Carbone de la biosphère terrestre (20 % dans la biomasse vivante environ, 80 % dans les matières organiques mortes contenues dans les litières forestières et les sols)
Modèle de prospective énergétique https://fr.wikipedia.org/wiki/MARKAL#TIMES
 

Références : 

 [1] Albers A, 2019. Prise en compte de la dimension temporelle dans l'évaluation environnementale des produits de la biomasse : Modélisation dynamique du carbone. Thèse soutenue le 16 décembre 2019 à Montpellier SupAgro.
[2] Albers A, Collet P, Benoist A, Hélias A (2019). Data and non-linear models for the estimation of biomass growth and carbon fixation in managed forests. Data in brief 23, 103841.
[3] Albers A., Avadi A., Benoist A., Collet P., A. Hélias (2019c). Modelling dynamic soil organic carbon flows of annual and perennial energy crops to inform energy-transport policy scenarios in France. Science of The Total Environment, 135278.

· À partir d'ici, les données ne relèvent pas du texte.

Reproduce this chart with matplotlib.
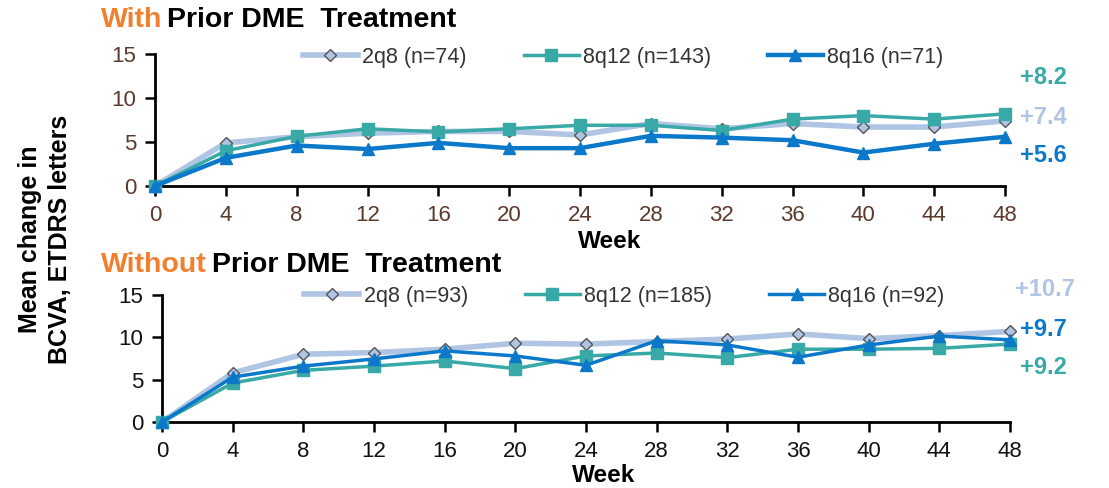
import matplotlib
matplotlib.use("Agg")
import matplotlib.pyplot as plt

plt.rcParams['font.family'] = ['Liberation Sans', 'DejaVu Sans']

weeks = [0, 4, 8, 12, 16, 20, 24, 28, 32, 36, 40, 44, 48]

with_2q8 = [0, 4.9, 5.6, 6.0, 6.2, 6.2, 5.8, 7.1, 6.5, 7.1, 6.7, 6.7, 7.4]
with_8q12 = [0, 4.0, 5.65, 6.5, 6.15, 6.5, 6.9, 6.9, 6.3, 7.6, 8.0, 7.6, 8.2]
with_8q16 = [0, 3.2, 4.6, 4.2, 4.9, 4.3, 4.3, 5.7, 5.5, 5.2, 3.8, 4.8, 5.6]

without_2q8 = [0, 5.8, 8.0, 8.2, 8.6, 9.3, 9.2, 9.5, 9.8, 10.4, 9.85, 10.2, 10.7]
without_8q12 = [0, 4.6, 6.1, 6.6, 7.2, 6.3, 7.8, 8.15, 7.6, 8.6, 8.6, 8.7, 9.2]
without_8q16 = [0, 5.3, 6.6, 7.45, 8.4, 7.8, 6.7, 9.6, 9.1, 7.65, 9.1, 10.15, 9.7]

labels_with = ["2q8 (n=74)", "8q12 (n=143)", "8q16 (n=71)"]
labels_without = ["2q8 (n=93)", "8q12 (n=185)", "8q16 (n=92)"]
end_with = ["+8.2", "+7.4", "+5.6"]
end_without = ["+10.7", "+9.7", "+9.2"]

C_2Q8 = "#B0C4E4"
C_8Q12 = "#38A9A6"
C_8Q16 = "#0B78CA"
ORANGE = "#F0802E"

W, H = 1109, 488
fig = plt.figure(figsize=(W / 100, H / 100), dpi=100)
ax1 = fig.add_axes([155 / W, 1 - 186 / H, 850 / W, 132 / H])
ax2 = fig.add_axes([162 / W, 1 - 422 / H, 848 / W, 127 / H])


def draw(ax, s2q8, s8q12, s8q16, labels, tickcolor, lw16, legx, legy):
    ax.plot(weeks, s2q8, color=C_2Q8, lw=4.0, marker="D", ms=6.5,
            mfc=C_2Q8, mec="#555555", mew=1.0, clip_on=False, zorder=3,
            label=labels[0])
    ax.plot(weeks, s8q12, color=C_8Q12, lw=2.5, marker="s", ms=8.5,
            mfc=C_8Q12, mec=C_8Q12, clip_on=False, zorder=4, label=labels[1])
    ax.plot(weeks, s8q16, color=C_8Q16, lw=lw16, marker="^", ms=8.5,
            mfc=C_8Q16, mec=C_8Q16, clip_on=False, zorder=5, label=labels[2])
    ax.set_xlim(0, 48)
    ax.set_ylim(0, 15)
    ax.set_xticks(weeks)
    ax.set_yticks([0, 5, 10, 15])
    for s in ["top", "right"]:
        ax.spines[s].set_visible(False)
    for s in ["left", "bottom"]:
        ax.spines[s].set_linewidth(2.0)
        ax.spines[s].set_color("black")
    ax.tick_params(axis="both", direction="out", length=7.5, width=1.8,
                   labelsize=16, labelcolor=tickcolor, pad=6)
    leg = ax.legend(loc="center left", bbox_to_anchor=(legx, legy), ncol=3,
                    frameon=False, fontsize=15.5, handlelength=2.55,
                    columnspacing=2.65, handletextpad=0.2,
                    borderaxespad=0, borderpad=0)
    for t in leg.get_texts():
        t.set_color("#333333")


draw(ax1, with_2q8, with_8q12, with_8q16, labels_with, "#5B3A2E", 3.2,
     0.174, 0.977)
draw(ax2, without_2q8, without_8q12, without_8q16, labels_without, "#111111", 2.5,
     0.168, 0.99)

# x-axis titles
fig.text(610 / W, 1 - 241 / H, "Week", fontsize=17.5, fontweight="bold",
         ha="center", va="center")
fig.text(604 / W, 1 - 475 / H, "Week", fontsize=17.5, fontweight="bold",
         ha="center", va="center")

# end labels
kw = dict(fontsize=17, fontweight="bold", va="center")
fig.text(1020 / W, 1 - 78 / H, end_with[0], color=C_8Q12, **kw)
fig.text(1020 / W, 1 - 118 / H, end_with[1], color=C_2Q8, **kw)
fig.text(1020 / W, 1 - 155 / H, end_with[2], color=C_8Q16, **kw)
fig.text(1015 / W, 1 - 290 / H, end_without[0], color=C_2Q8, **kw)
fig.text(1020 / W, 1 - 330 / H, end_without[1], color=C_8Q16, **kw)
fig.text(1020 / W, 1 - 368 / H, end_without[2], color=C_8Q12, **kw)

# titles
fig.canvas.draw()
r = fig.canvas.get_renderer()
for ytitle, word in [(1 - 20 / H, "With"), (1 - 265 / H, "Without")]:
    t = fig.text(101 / W, ytitle, word, color=ORANGE, fontsize=20.5,
                 fontweight="bold", va="center")
    bb = t.get_window_extent(r)
    fig.text((bb.x1 + 5) / W, ytitle, "Prior DME  Treatment", color="black",
             fontsize=20.5, fontweight="bold", va="center")

# y label
fig.text(45 / W, 1 - 239 / H, "Mean change in\nBCVA, ETDRS letters", rotation=90,
         fontsize=18, fontweight="bold", ha="center", va="center",
         linespacing=1.3)

fig.savefig("out.png", dpi=100)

[4] Albers A, Collet P, Lorne D, Benoist A, Hélias A (2019a). Coupling partial-equilibrium model and dynamic biogenic carbon inventories for energy policy assessment. Applied Energy 239: 316-330.
[5] Albers A, Collet P, Benoist A, Hélias A (2019d). Back to the future: Dynamic full carbon accounting applied to prospective bioenergy scenarios. Int. J. Life Cycle Assess, 1-17.